In the extensive building of the Abbaye-aux-Bois there was one apartment which was rarely opened. It had formerly been occupied by Madame d’Orléans, better known under the name of the Abbess of Chelles.[77] From her youth she had been destined to the cloister, which certainly was not her vocation. After a short novitiate she pronounced her vows, and was named Abbess of the Abbaye-aux-Bois. Her remarkable beauty recalled that of her grandmother, Madame de Montespan, but her haughty and violent temper and ungovernable passions soon made her the terror and shame of the Convent, and at the time that Hélène was writing the end of her Memoirs Madame d’Orleáns’ apartment was still a source of dread to the pupils.
“It was asserted,” says Hélène, “that shrieks and sounds of beating, and the rattle of chains, could be heard in the Orléans’ apartment, and it was said that Madame d’Orléans’ soul came back there in order to expiate all the evil she had done during her lifetime.
“People were so afraid of these rooms that they never entered them except a number at a time; and Sister Huon, having once gone in alone to sweep, found marks of blood in the bedroom, and was nearly suffocated by a strong smell of sulphur. She immediately fetched some of the others, but they saw nothing.
“When this apartment has to be cleaned, which is only twice a year, for no one ever occupies it, five or six people go in at the same time to sweep. There are I know not how many rooms of an immense size, all opening into each other, and it is dangerous to be there alone. The apartment is only opened for strangers, to show them the ceilings, which are beautifully painted, and the magnificent high warp tapestry on the walls, representing the histories of Esther and Judith. It is said that these tapestries are the finest the Gobelin manufactory have ever produced.”

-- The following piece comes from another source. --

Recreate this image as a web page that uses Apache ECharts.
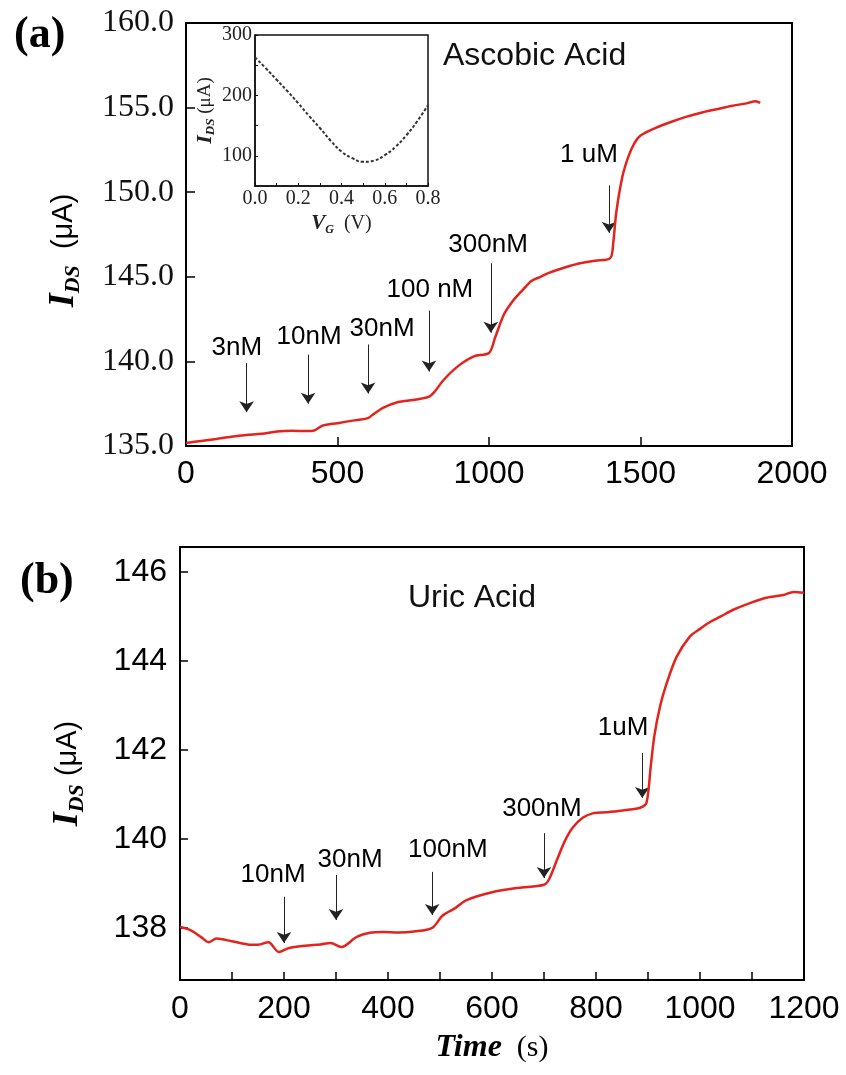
<!DOCTYPE html>
<html>
<head>
<meta charset="utf-8">
<script src="https://cdn.jsdelivr.net/npm/echarts@6/dist/echarts.min.js"></script>
<style>
  html, body { margin: 0; padding: 0; background: #fff; }
  #chart { width: 846px; height: 1075px; }
</style>
</head>
<body>
<div id="chart"></div>
<script>
// (a) Ascobic Acid
var timeA = [0, 50, 100, 150, 200, 250, 300, 350, 400, 420, 450, 500, 550, 600, 620, 650, 700, 750, 800, 820, 850, 900, 950, 1000, 1020, 1050, 1080, 1110, 1140, 1170, 1200, 1250, 1300, 1350, 1400, 1410, 1420, 1440, 1460, 1480, 1500, 1550, 1600, 1650, 1700, 1750, 1800, 1850, 1880, 1895];
var currentA = [135.18, 135.3, 135.42, 135.55, 135.65, 135.72, 135.86, 135.9, 135.88, 135.9, 136.2, 136.35, 136.5, 136.65, 136.9, 137.25, 137.6, 137.72, 137.9, 138.2, 138.9, 139.75, 140.3, 140.5, 141.4, 142.8, 143.6, 144.2, 144.75, 145.0, 145.25, 145.55, 145.8, 145.95, 146.1, 147.0, 148.8, 150.9, 152.1, 152.9, 153.35, 153.8, 154.15, 154.45, 154.7, 154.9, 155.1, 155.25, 155.38, 155.28];
var arrowTimeA = [200, 403, 601, 802, 1006, 1396];
var arrowTopA = [139.9, 140.4, 141.0, 143.0, 145.8, 150.4];
var arrowBotA = [137.0, 137.5, 138.1, 139.4, 141.7, 147.6];
var labelTextA = ['3nM', '10nM', '30nM', '100 nM', '300nM', '1 uM'];
var labelTimeA = [168, 406, 647, 805, 997, 1330];
var labelValA = [140.79, 141.44, 141.91, 144.22, 146.88, 152.2];

// inset: transfer curve
var gateV = [0, 0.05, 0.1, 0.15, 0.2, 0.25, 0.3, 0.35, 0.4, 0.45, 0.5, 0.55, 0.6, 0.65, 0.7, 0.75, 0.8];
var insetIds = [263, 245, 226, 207, 187, 166, 146, 125, 107, 96, 90, 92, 101, 115, 134, 157, 184];

// (b) Uric Acid
var timeB = [0, 20, 40, 55, 70, 100, 130, 150, 170, 190, 210, 240, 270, 290, 310, 340, 365, 390, 420, 450, 485, 505, 530, 550, 600, 650, 700, 710, 725, 740, 755, 775, 795, 820, 840, 865, 885, 897, 905, 912, 923, 936, 955, 980, 1000, 1020, 1040, 1064, 1096, 1128, 1160, 1180, 1200];
var currentB = [138.02, 137.95, 137.8, 137.68, 137.76, 137.7, 137.63, 137.62, 137.68, 137.46, 137.55, 137.6, 137.63, 137.66, 137.57, 137.8, 137.89, 137.91, 137.9, 137.92, 138.0, 138.28, 138.45, 138.62, 138.8, 138.9, 138.97, 139.1, 139.53, 139.95, 140.25, 140.48, 140.58, 140.6, 140.62, 140.66, 140.7, 140.81, 141.6, 142.3, 142.97, 143.5, 144.09, 144.54, 144.72, 144.88, 145.0, 145.15, 145.3, 145.42, 145.48, 145.55, 145.53];
var arrowTimeB = [200, 300, 485, 700, 889];
var arrowTopB = [138.7, 139.19, 139.26, 140.13, 141.93];
var arrowBotB = [137.66, 138.18, 138.29, 139.12, 140.92];
var labelTextB = ['10nM', '30nM', '100nM', '300nM', '1uM'];
var labelTimeB = [179, 327, 515, 696, 852];
var labelValB = [139.19, 139.53, 139.75, 140.67, 142.49];
var yTicksB = [138, 140, 142, 144, 146];

var serif = '"Liberation Serif", "Times New Roman", serif';
var sans = '"Liberation Sans", Arial, sans-serif';
var red = '#e3231c';

function pairs(xs, ys) {
    return xs.map(function (x, i) { return [x, ys[i]]; });
}
function arrows(ts, tops, bots) {
    return ts.map(function (t, i) { return { coords: [[t, tops[i]], [t, bots[i]]] }; });
}
function labels(names, ts, vs) {
    return names.map(function (n, i) { return { name: n, value: [ts[i], vs[i]] }; });
}

var idsName = function (size, unitFont, pad) {
    return {
        padding: pad,
        rich: {
            i: { fontFamily: serif, fontWeight: 'bold', fontStyle: 'italic', fontSize: size, lineHeight: size + 4, color: '#000' },
            sub: { fontFamily: serif, fontWeight: 'bold', fontStyle: 'italic', fontSize: Math.round(size * 0.6), verticalAlign: 'bottom', lineHeight: Math.round(size * 0.5), color: '#000' },
            u: { fontFamily: unitFont, fontSize: Math.round(size * 0.8), color: '#000' }
        }
    };
};

var noteLabel = { show: true, position: 'inside', formatter: '{b}', fontFamily: sans, fontSize: 26, color: '#000', opacity: 1, textBorderWidth: 0 };

var option = {
    backgroundColor: '#fff',
    animation: false,
    grid: [
        { left: 186, top: 23, width: 606, height: 423, show: true, borderColor: '#000', borderWidth: 2, backgroundColor: 'transparent' },
        { left: 255, top: 35, width: 173, height: 151, show: true, borderColor: '#111', borderWidth: 1.5, backgroundColor: '#fff' },
        { left: 180, top: 547, width: 624, height: 433, show: true, borderColor: '#000', borderWidth: 2, backgroundColor: 'transparent' }
    ],
    xAxis: [
        {
            gridIndex: 0, type: 'value', min: 0, max: 2000, interval: 500,
            axisLine: { lineStyle: { color: '#000', width: 2 } },
            axisTick: { inside: true, length: 9, lineStyle: { color: '#000', width: 1.5 } },
            axisLabel: {
                fontFamily: sans, fontSize: 32, color: '#000', margin: 12, showMinLabel: true, showMaxLabel: true,
                formatter: function (v) { return String(v); }
            },
            splitLine: { show: false }
        },
        {
            gridIndex: 1, type: 'value', min: 0, max: 0.8, interval: 0.1,
            axisLine: { lineStyle: { color: '#111', width: 1.5 } },
            axisTick: { inside: true, length: 3, lineStyle: { color: '#111' } },
            axisLabel: {
                fontFamily: serif, fontSize: 20, color: '#222', margin: 3, showMaxLabel: true,
                formatter: function (v) { return Math.round(v * 10) % 2 === 0 ? v.toFixed(1) : ''; }
            },
            splitLine: { show: false },
            name: '{i|V}{sub|G}{n|  (V)}', nameLocation: 'middle', nameGap: 26,
            nameTextStyle: {
                rich: {
                    i: { fontFamily: serif, fontWeight: 'bold', fontStyle: 'italic', fontSize: 21, lineHeight: 24, color: '#222' },
                    sub: { fontFamily: serif, fontWeight: 'bold', fontStyle: 'italic', fontSize: 12, verticalAlign: 'bottom', lineHeight: 10, color: '#222' },
                    n: { fontFamily: serif, fontSize: 20, color: '#222' }
                }
            }
        },
        {
            gridIndex: 2, type: 'value', min: 0, max: 1200, interval: 100,
            axisLine: { lineStyle: { color: '#000', width: 2 } },
            axisTick: { inside: true, length: 8, lineStyle: { color: '#000', width: 1.5 } },
            axisLabel: {
                fontFamily: sans, fontSize: 32, color: '#000', margin: 13, showMinLabel: true, showMaxLabel: true,
                formatter: function (v) { return v % 200 === 0 ? String(v) : ''; }
            },
            splitLine: { show: false },
            name: '{b|Time}{n|  (s)}', nameLocation: 'middle', nameGap: 52,
            nameTextStyle: {
                rich: {
                    b: { fontFamily: serif, fontWeight: 'bold', fontStyle: 'italic', fontSize: 32, color: '#000' },
                    n: { fontFamily: serif, fontSize: 30, color: '#000' }
                }
            }
        }
    ],
    yAxis: [
        {
            gridIndex: 0, type: 'value', min: 135, max: 160, interval: 5,
            axisLine: { lineStyle: { color: '#000', width: 2 } },
            axisTick: { inside: true, length: 9, lineStyle: { color: '#000', width: 1.5 } },
            axisLabel: {
                fontFamily: serif, fontSize: 32, color: '#111', margin: 12, showMinLabel: true, showMaxLabel: true,
                formatter: function (v) { return v.toFixed(1); }
            },
            splitLine: { show: false },
            name: '{i|I}{sub|DS}{u|  (μA)}', nameLocation: 'middle', nameRotate: 90, nameGap: 102,
            nameTextStyle: idsName(36, sans, [0, 32, 0, 0])
        },
        {
            gridIndex: 1, type: 'value', min: 50, max: 300, interval: 50,
            axisLine: { lineStyle: { color: '#111', width: 1.5 } },
            axisTick: { inside: true, length: 3, lineStyle: { color: '#111' } },
            axisLabel: {
                fontFamily: serif, fontSize: 20, color: '#222', margin: 3, showMaxLabel: true,
                formatter: function (v) { return v % 100 === 0 ? String(v) : ''; }
            },
            splitLine: { show: false },
            name: '{i|I}{sub|DS}{u| (μA)}', nameLocation: 'middle', nameRotate: 90, nameGap: 38,
            nameTextStyle: {
                rich: {
                    i: { fontFamily: serif, fontWeight: 'bold', fontStyle: 'italic', fontSize: 22, lineHeight: 24, color: '#222' },
                    sub: { fontFamily: serif, fontWeight: 'bold', fontStyle: 'italic', fontSize: 13, verticalAlign: 'bottom', lineHeight: 10, color: '#222' },
                    u: { fontFamily: serif, fontSize: 19, color: '#222' }
                }
            }
        },
        {
            gridIndex: 2, type: 'value', min: 136.83, max: 146.56,
            axisLine: { lineStyle: { color: '#000', width: 2 } },
            axisTick: { inside: true, length: 8, customValues: yTicksB, lineStyle: { color: '#000', width: 1.5 } },
            axisLabel: { fontFamily: sans, fontSize: 32, color: '#000', margin: 13, customValues: yTicksB },
            splitLine: { show: false },
            name: '{i|I}{sub|DS}{u| (μA)}', nameLocation: 'middle', nameRotate: 90, nameGap: 92,
            nameTextStyle: idsName(36, sans, [0, 20, 0, 0])
        }
    ],
    series: [
        {
            type: 'line', xAxisIndex: 0, yAxisIndex: 0, data: pairs(timeA, currentA),
            showSymbol: false, smooth: 0.3, lineStyle: { color: red, width: 2.5 }, z: 3
        },
        {
            type: 'line', xAxisIndex: 1, yAxisIndex: 1, data: pairs(gateV, insetIds),
            showSymbol: false, smooth: true, lineStyle: { color: '#333', width: 2, type: [3, 2] }, z: 5
        },
        {
            type: 'line', xAxisIndex: 2, yAxisIndex: 2, data: pairs(timeB, currentB),
            showSymbol: false, smooth: 0.3, lineStyle: { color: red, width: 2.5 }, z: 3
        },
        {
            type: 'lines', coordinateSystem: 'cartesian2d', xAxisIndex: 0, yAxisIndex: 0,
            data: arrows(arrowTimeA, arrowTopA, arrowBotA),
            symbol: ['none', 'arrow'], symbolSize: [7, 11],
            lineStyle: { color: '#222', width: 1, opacity: 1 }
        },
        {
            type: 'lines', coordinateSystem: 'cartesian2d', xAxisIndex: 2, yAxisIndex: 2,
            data: arrows(arrowTimeB, arrowTopB, arrowBotB),
            symbol: ['none', 'arrow'], symbolSize: [7, 11],
            lineStyle: { color: '#222', width: 1, opacity: 1 }
        },
        {
            type: 'scatter', xAxisIndex: 0, yAxisIndex: 0, symbolSize: 0,
            itemStyle: { opacity: 1 },
            data: labels(labelTextA, labelTimeA, labelValA),
            label: noteLabel
        },
        {
            type: 'scatter', xAxisIndex: 2, yAxisIndex: 2, symbolSize: 0,
            itemStyle: { opacity: 1 },
            data: labels(labelTextB, labelTimeB, labelValB),
            label: noteLabel
        }
    ],
    graphic: [
        { type: 'text', left: 14, top: 14, style: { text: '(a)', font: 'bold 44px ' + serif, fill: '#000' } },
        { type: 'text', left: 20, top: 560, style: { text: '(b)', font: 'bold 44px ' + serif, fill: '#000' } },
        { type: 'text', left: 443, top: 40, style: { text: 'Ascobic Acid', font: '32px ' + sans, fill: '#111' } },
        { type: 'text', left: 408, top: 582, style: { text: 'Uric Acid', font: '32px ' + sans, fill: '#111' } }
    ]
};

var myChart = echarts.init(document.getElementById('chart'));
myChart.setOption(option);
</script>
</body>
</html>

Madame d’Orléans had left cruel memories of her stay at the Abbaye-aux-Bois.
“It was said,” continues the young Princess, “that in the time of Madame d’Orléans, who was a monster of cruelty, she had caused some of the nuns to be nearly beaten to death; others she had had shut up; and sometimes she made them chant the services the whole night through.
“Meanwhile M. le Régent would come to her rooms, and she would spend the night in laughing and amusing herself, eating and perpetrating all sorts of follies before the young nuns she had chosen as her companions. She said that she made the ladies spend their nights in prayer in order to expiate the sins she committed. It is also said that she used to take off all her clothes, and send for the nuns to admire her, for she was the most beautiful woman of her time. She took baths of milk, and the next day had it distributed among her nuns at the refectory, ordering them by their vows of obedience to drink it.
“At last her excesses reached such a point that the nuns made a formal complaint, and they were told she would be transferred to the Abbaye of Chelles.
“M. le Régent came himself to bring her the king’s commands, and told her that ‘she had so persecuted her unfortunate nuns that their complaints had reached the ear of the king; and that, notwithstanding his tenderness for her, he felt compelled to move her to another abbey, for the public feeling would be aroused if he did not do justice to these ladies.’ Then Madame d’Orléans was in despair; she wept, she implored her father to let her remain at the Abbaye-aux-Bois, and promised that henceforth her rule should be as gentle as it had hitherto been cruel and despotic. But the Regent was inexorable, and told her she must be ready to leave for Chelles in a few days. When she saw that she could not win him over, she called the Chapter together, and going down on her knees before the nuns, entreated them to petition Government in her behalf, promising them that they should never again have to complain of her conduct.
“The Prioress at that time was a Madame de Noailles. She came forward and said these words, which have been repeated to us a hundred times: ‘We have borne without murmuring, Madame, the cruel penalties you indicted upon us. Blindly submissive to your will, we only saw in our sufferings the hand of God laid heavily upon us. The respect which we have for you, and our attachment to the family you belong to, make us feel that it is a great misfortune not to end our days under your rule. But, in the same way that we should have been to blame had we refused to accept the afflictions God sent us, so likewise it would be tempting Providence if we sought the storm when it pleases Him to restore us to peace. We trust that you will find happiness where you are destined to live, and this, Madame, will be the object of our prayers and supplications.’